Wall area: RMSE for invalid/non-planar surfaces (38.256 m², n=840,307) is 2,431× higher than valid+planar surfaces (0.016 m², n=3,482).

This is the quantitative argument that geometry quality — not the pipeline — drives the remaining error.

4. Building Height by Attachment Status¶

Height RMSE split by has_attached_neighbour. Buildings that share a wall with a neighbour can have their roof surfaces mis-attributed during geometry-based surface assignment, inflating height errors.

Note

This section only appears when has_attached_neighbour is present in building_validation.csv. Run flag_attached_buildings.py before the validation notebook to populate this column.
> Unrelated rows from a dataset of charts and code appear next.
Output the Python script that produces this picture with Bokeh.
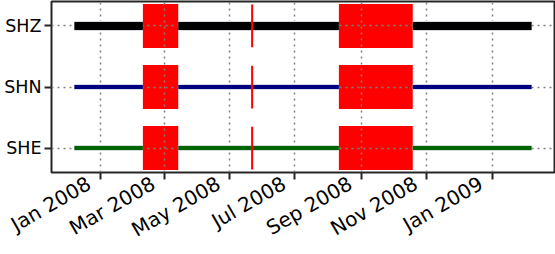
import math
import datetime as dt
from bokeh.plotting import figure
from bokeh.models import Range1d, FixedTicker, DatetimeTickFormatter
from bokeh.embed import file_html
from bokeh.resources import INLINE

# ---- data ----
channels = ["SHE", "SHN", "SHZ"]
channel_colors = ["#006400", "#000080", "#000000"]
channel_widths = [4, 4, 8]

data_start = dt.datetime(2007, 12, 8)
data_end = dt.datetime(2009, 2, 7)

gap_starts = [dt.datetime(2008, 2, 10), dt.datetime(2008, 8, 11)]
gap_ends = [dt.datetime(2008, 3, 14), dt.datetime(2008, 10, 19)]

marker_dates = [dt.datetime(2008, 5, 22)]

tick_dates = [dt.datetime(2008, 1, 1), dt.datetime(2008, 3, 1), dt.datetime(2008, 5, 1),
              dt.datetime(2008, 7, 1), dt.datetime(2008, 9, 1), dt.datetime(2008, 11, 1),
              dt.datetime(2009, 1, 1)]
tick_format = "%b %Y"


def ms(d):
    return (d - dt.datetime(1970, 1, 1)).total_seconds() * 1000.0


span = ms(data_end) - ms(data_start)
x_range = Range1d(ms(data_start) - 0.05 * span, ms(data_end) + 0.05 * span)
y_lo, y_hi = -0.4, 2.4

p = figure(width=555, height=254, x_axis_type="datetime", x_range=x_range,
           y_range=Range1d(y_lo, y_hi), output_backend="svg", toolbar_location=None,
           min_border_left=51, min_border_right=1, min_border_top=1, min_border_bottom=82)

p.background_fill_color = "white"
p.border_fill_color = "white"
p.outline_line_color = "#262626"
p.outline_line_width = 2

# gaps (below grid)
half_h = 0.36
for i, ch in enumerate(channels):
    r = p.quad(left=gap_starts, right=gap_ends, bottom=[i - half_h] * len(gap_starts),
               top=[i + half_h] * len(gap_starts), fill_color="red", line_color=None)
    r.level = "image"

# segments of data
seg_starts = [data_start] + gap_ends
seg_ends = gap_starts + [data_end]
for i, ch in enumerate(channels):
    p.segment(x0=seg_starts, x1=seg_ends, y0=[i] * len(seg_starts), y1=[i] * len(seg_starts),
              line_color="#d7dbe3", line_width=channel_widths[i] + 2, line_cap="butt")
    p.segment(x0=seg_starts, x1=seg_ends, y0=[i] * len(seg_starts), y1=[i] * len(seg_starts),
              line_color=channel_colors[i], line_width=channel_widths[i], line_cap="butt")

# marker lines
for i, ch in enumerate(channels):
    p.segment(x0=marker_dates, x1=marker_dates, y0=[i - 0.35] * len(marker_dates),
              y1=[i + 0.35] * len(marker_dates), line_color="red", line_width=2)

# axes
fmt = tick_format + "\u00a0\u00a0"
p.xaxis.ticker = FixedTicker(ticks=[ms(d) for d in tick_dates])
p.xaxis.formatter = DatetimeTickFormatter(months=fmt, days=fmt, years=fmt)
p.xaxis.major_label_orientation = math.pi / 6
p.yaxis.ticker = FixedTicker(ticks=list(range(len(channels))))
p.yaxis.major_label_overrides = {i: ch for i, ch in enumerate(channels)}

for ax in (p.xaxis, p.yaxis):
    ax.axis_line_color = None
    ax.major_tick_line_color = "#262626"
    ax.major_tick_line_width = 2
    ax.major_tick_out = 7
    ax.major_tick_in = 0
    ax.minor_tick_line_color = None
    ax.major_label_text_font = "DejaVu Sans"
    ax.major_label_text_color = "black"
p.yaxis.major_label_text_font_size = "17.5px"
p.yaxis.major_label_standoff = 3
p.xaxis.major_label_text_font_size = "20px"
p.xaxis.major_label_standoff = -4

for g in (p.xgrid, p.ygrid):
    g.grid_line_color = "#808080"
    g.grid_line_dash = "2 4"
    g.grid_line_width = 1.5
    g.level = "underlay"
p.xgrid.ticker = p.xaxis.ticker
p.ygrid.ticker = p.yaxis.ticker

open("out.html", "w").write(file_html(p, INLINE))
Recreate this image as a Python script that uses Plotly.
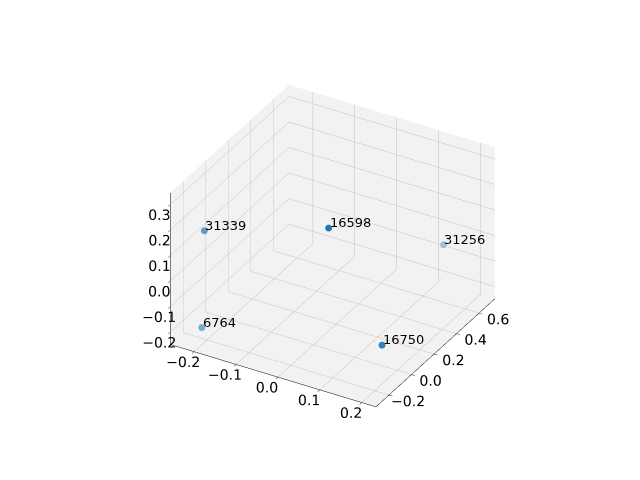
"""3D scatter of labelled points, matplotlib-style look in Plotly."""

import numpy as np
import plotly.graph_objects as go

# data
labels = ["31339", "16598", "31256", "6764", "16750"]
xs = [-0.22, 0.09, 0.125, -0.21, 0.22]
ys = [-0.15, -0.20, 0.69, -0.21, -0.21]
zs = [0.15, 0.335, -0.07, -0.20, -0.055]

x_range = [-0.257, 0.234]
y_range = [-0.315, 0.74]
z_range = [-0.248, 0.346]

# view like matplotlib's default (elev=30, azim=-60)
elev, azim = np.radians(30), np.radians(-60)
view = np.array([np.cos(elev) * np.cos(azim), np.cos(elev) * np.sin(azim), np.sin(elev)])
aspect = np.array([1.0, 1.0, 0.75])
zoom = 1.1


def _norm(v, r):
    return (np.asarray(v) - r[0]) / (r[1] - r[0]) - 0.5


# depth shading: nearer points are more opaque (blended onto the pane colour,
# since per-point rgba is unreliable in gl3d)
pts = np.stack([_norm(xs, x_range), _norm(ys, y_range), _norm(zs, z_range)], axis=1) * aspect
depth = pts @ view
alpha = 1 - 0.6 * (depth.max() - depth) / (depth.max() - depth.min())
base = np.array([31, 119, 180])
bg = np.array([243, 243, 243])
colors = [
    "rgb({},{},{})".format(*np.round(a * base + (1 - a) * bg).astype(int)) for a in alpha
]

fig = go.Figure(
    go.Scatter3d(
        x=xs,
        y=ys,
        z=zs,
        mode="markers",
        text=labels,
        hoverinfo="text",
        marker=dict(size=4, color=colors, opacity=1, line=dict(width=0)),
        showlegend=False,
    )
)

# labels as overlays so they are never hidden behind panes / grid lines
annotations = [
    dict(
        x=x,
        y=y,
        z=z,
        text=t,
        showarrow=False,
        xanchor="left",
        yanchor="bottom",
        xshift=-1,
        yshift=-4,
        font=dict(family="DejaVu Sans", size=13, color="black"),
    )
    for x, y, z, t in zip(xs, ys, zs, labels)
]

axis_style = dict(
    title=dict(text=""),
    showbackground=True,
    backgroundcolor="rgb(242,242,242)",
    gridcolor="rgb(192,192,192)",
    gridwidth=1,
    showline=True,
    linecolor="black",
    ticks="outside",
    tickcolor="black",
    ticklen=4,
    tickangle=0,
    zeroline=False,
    tickfont=dict(family="DejaVu Sans", size=13, color="black"),
    showspikes=False,
)

eye = view * 1.45

fig.update_layout(
    width=640,
    height=480,
    margin=dict(l=0, r=0, t=0, b=0),
    paper_bgcolor="white",
    font=dict(family="DejaVu Sans", size=13, color="black"),
    scene=dict(
        xaxis=dict(axis_style, range=x_range, dtick=0.1, tickformat=".1f"),
        yaxis=dict(axis_style, range=y_range, dtick=0.2, tickformat=".1f"),
        zaxis=dict(axis_style, range=z_range, dtick=0.1, tickformat=".1f"),
        aspectmode="manual",
        aspectratio=dict(x=aspect[0] * zoom, y=aspect[1] * zoom, z=aspect[2] * zoom),
        camera=dict(
            eye=dict(x=eye[0], y=eye[1], z=eye[2]),
            center=dict(x=0, y=0, z=-0.05),
            projection=dict(type="orthographic"),
        ),
        domain=dict(x=[0.042, 0.972], y=[0.035, 0.935]),
        annotations=annotations,
    ),
)

fig.write_html("out.html")
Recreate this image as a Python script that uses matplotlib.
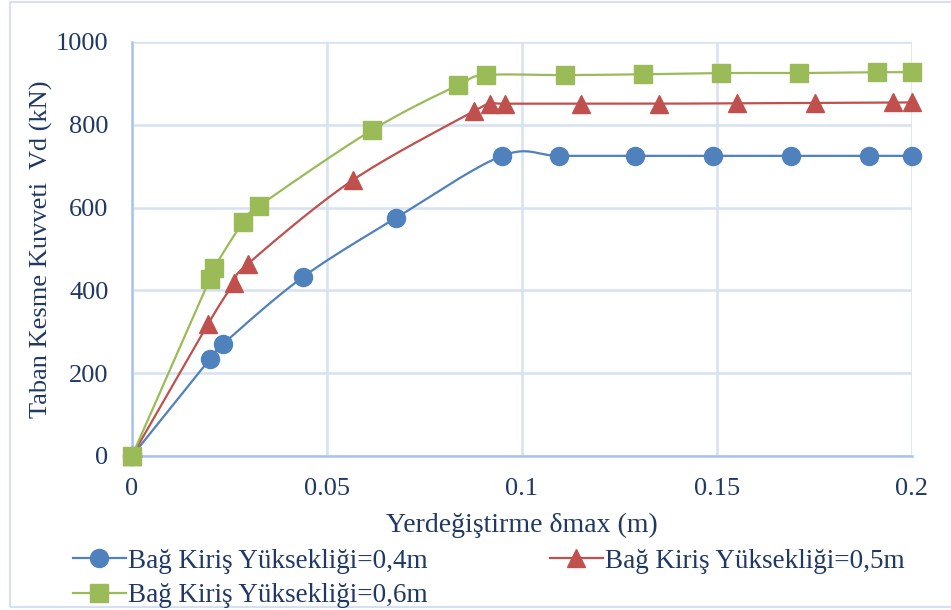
import numpy as np
import matplotlib
matplotlib.use("Agg")
import matplotlib.pyplot as plt
from matplotlib.lines import Line2D

x_04 = [0, 0.020, 0.0233, 0.0438, 0.0677, 0.0949, 0.1095, 0.129, 0.149, 0.169, 0.189, 0.2]
y_04 = [0, 234, 270, 432, 575, 725, 725, 725, 725, 725, 725, 725]

x_05 = [0, 0.0195, 0.0262, 0.0297, 0.0567, 0.0877, 0.0918, 0.0956, 0.115, 0.135, 0.155, 0.175, 0.195, 0.2]
y_05 = [0, 319, 418, 464, 667, 833, 851, 851, 851, 851, 852, 853, 854, 854]

x_06 = [0, 0.020, 0.021, 0.0285, 0.0326, 0.0615, 0.0836, 0.0908, 0.111, 0.131, 0.151, 0.171, 0.191, 0.2]
y_06 = [0, 428, 454, 565, 604, 787, 896, 920, 920, 922, 925, 925, 927, 927]

labels = ["Bağ Kiriş Yüksekliği=0,4m", "Bağ Kiriş Yüksekliği=0,5m", "Bağ Kiriş Yüksekliği=0,6m"]
colors = ["#4F81BD", "#C0504D", "#9BBB59"]
markers = ["o", "^", "s"]
xticks = [0, 0.05, 0.1, 0.15, 0.2]
xticklabels = ["0", "0.05", "0.1", "0.15", "0.2"]
yticks = [0, 200, 400, 600, 800, 1000]

TXT = "#1F3864"
plt.rcParams['font.family'] = ['Liberation Serif', 'DejaVu Serif']


def smooth(xs, ys, sx=0.2, sy=1000.0, n=20):
    # Excel-like smoothing: cubic Bezier with Catmull-Rom control points (scaled space)
    k = 414 / 780
    P = np.column_stack([np.array(xs) / sx, np.array(ys) / sy * k])
    out = [P[0]]
    m = len(P)
    for i in range(m - 1):
        p0 = P[i - 1] if i > 0 else P[i]
        p1 = P[i]
        p2 = P[i + 1]
        p3 = P[i + 2] if i + 2 < m else P[i + 1]
        c1 = p1 + (p2 - p0) / 6.0
        c2 = p2 - (p3 - p1) / 6.0
        t = np.linspace(0, 1, n)[1:, None]
        seg = ((1 - t) ** 3) * p1 + 3 * ((1 - t) ** 2) * t * c1 + 3 * (1 - t) * t ** 2 * c2 + t ** 3 * p2
        out.extend(seg)
    out = np.array(out)
    return out[:, 0] * sx, out[:, 1] / k * sy


fig = plt.figure(figsize=(9.51, 6.10), dpi=100)
ax = fig.add_axes([132 / 951, 1 - 456 / 610, 780 / 951, 414 / 610])

series = [(x_04, y_04), (x_05, y_05), (x_06, y_06)]
sizes = [13, 13.5, 12.5]
for (xs, ys), c, mk, ms in zip(series, colors, markers, sizes):
    sx, sy = smooth(xs, ys)
    ax.plot(sx, sy, color=c, lw=1.6, zorder=2, clip_on=False)
    ax.plot(xs, ys, linestyle="none", marker=mk, ms=ms, color=c, mec=c, zorder=3, clip_on=False)

ax.set_xlim(0, 0.2)
ax.set_ylim(0, 1000)
ax.set_xticks(xticks)
ax.set_xticklabels(xticklabels)
ax.set_yticks(yticks)
ax.grid(True, color="#D6E1F1", lw=1.8)
ax.set_axisbelow(True)
for s in ["top", "right"]:
    ax.spines[s].set_visible(False)
for s in ["left", "bottom"]:
    ax.spines[s].set_color("#A9C4EB")
    ax.spines[s].set_linewidth(1.8)
ax.tick_params(length=0, labelsize=19, colors=TXT)
ax.tick_params(axis="x", pad=16)
ax.tick_params(axis="y", pad=17)
ax.set_xlabel("Yerdeğiştirme δmax (m)", fontsize=20, color=TXT, labelpad=9)
ax.set_ylabel("Taban Kesme Kuvveti  Vd (kN)", fontsize=19, color=TXT, labelpad=2)

handles = [Line2D([0], [0], color=c, marker=mk, ms=ms, lw=1.6) for c, mk, ms in zip(colors, markers, sizes)]
order = [0, 2, 1]
fig.legend([handles[i] for i in order], [labels[i] for i in order], loc="upper left",
           bbox_to_anchor=(62 / 951, 1 - 538 / 610), ncol=2, frameon=False,
           fontsize=19.5, labelcolor=TXT, handlelength=1.95, handletextpad=0.1, columnspacing=4.5,
           labelspacing=0.35, borderaxespad=0.0)

fig.patches.append(plt.Rectangle((10 / 951, 3 / 610), 1.0, 1 - 5 / 610, transform=fig.transFigure,
                                 fill=False, edgecolor="#D5E0F0", lw=1.5))
fig.savefig("out.png", dpi=100)
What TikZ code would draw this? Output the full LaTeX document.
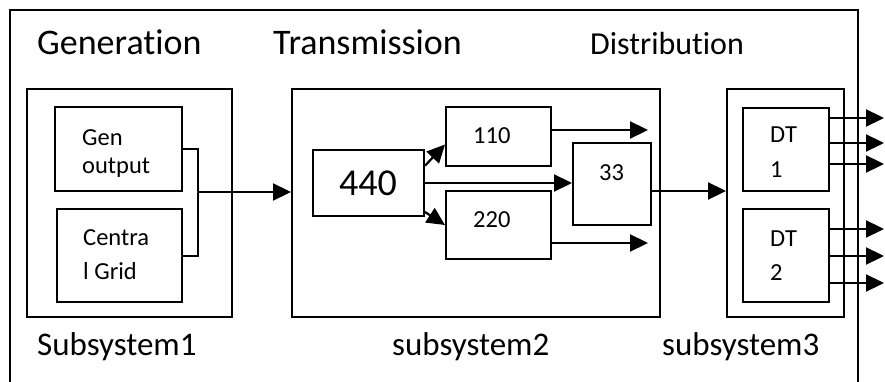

Example: Full Three-Dataset Run¶

cd city2tabula

python validation/generate_report.py \
  --dataset "Freiburg (DE):validation/outputs/Germany/c2t_freiburg" \
  --dataset "Vienna (AT):validation/outputs/Austria/c2t_vienna_130k" \
  --dataset "Deggendorf (DE):validation/outputs/Germany/c2t_deggendorf" \
  --output validation/outputs/combined_report.md

# Report written to: validation/outputs/combined_report.md

Open combined_report.md — all four tables are ready to copy into the paper. The Key Takeaways prose sentences can be used directly in the Discussion section.

What the Script Does Not Do¶

It does not re-run validation — it reads existing CSV outputs only.
It does not generate plots — the individual per-dataset plots are already in each plots/ subfolder.
It does not modify any source data or database.